Thats where I got certified for scuba...fish EVERYWHERE...what an incredible place!


----------



## flyfishingmike (Nov 26, 2010)

Spring Lake, aka "Aquarena", is owned by Texas State University. You can buy rides in the glass bottom boats and also tour the area by foot. There is a museum and other points of interest that are well worth the ticket price. Fishing, boating, swimming, etc. is not permitted.
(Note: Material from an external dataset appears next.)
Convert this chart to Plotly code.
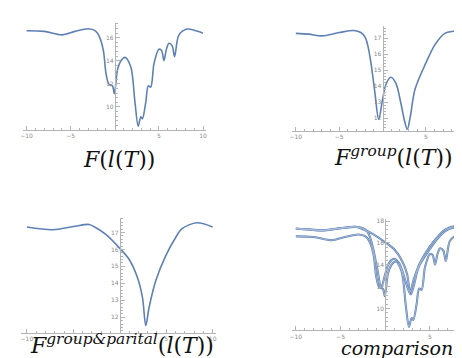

However, once the water tumbles over the spillway, it is a navigable river, and open to public access. In the summer months the river is clogged with tubers and swimmers. Right now, the river is mostly abandoned and inviting to anyone with a canoe or kayak. Make sure you obey the law and do not trespass on private property. Stay in the river and do not litter. Fish and enjoy. Catch and release. Take pictures and create memories.


----------



## JIM COLLINS (Sep 30, 2008)

*The San Marcos River!*

angelsmSpent the best 4 year vacation mostly on the river between '77-'81. Took scuba, angling & shooting, canoeing, golf, and even bowling and still managed to get my B.A. in business. Heaven on earth!


----------



## Longshot270 (Aug 5, 2011)

flyfishingmike said:


> Spring Lake, aka "Aquarena", is owned by Texas State University. You can buy rides in the glass bottom boats and also tour the area by foot. There is a museum and other points of interest that are well worth the ticket price. Fishing, boating, swimming, etc. is not permitted.
> 
> However, once the water tumbles over the spillway, it is a navigable river, and open to public access. In the summer months the river is clogged with tubers and swimmers. Right now, the river is mostly abandoned and inviting to anyone with a canoe or kayak. Make sure you obey the law and do not trespass on private property. Stay in the river and do not litter. Fish and enjoy. Catch and release. Take pictures and create memories.


Yep, the river is practically abandoned right now. I tested out my "new" jon boat last Friday and only saw a total of 4 people on the river. The fish were hitting like crazy. I caught over a dozen fish, most of which were large enough to fill a pan by themselves.


----------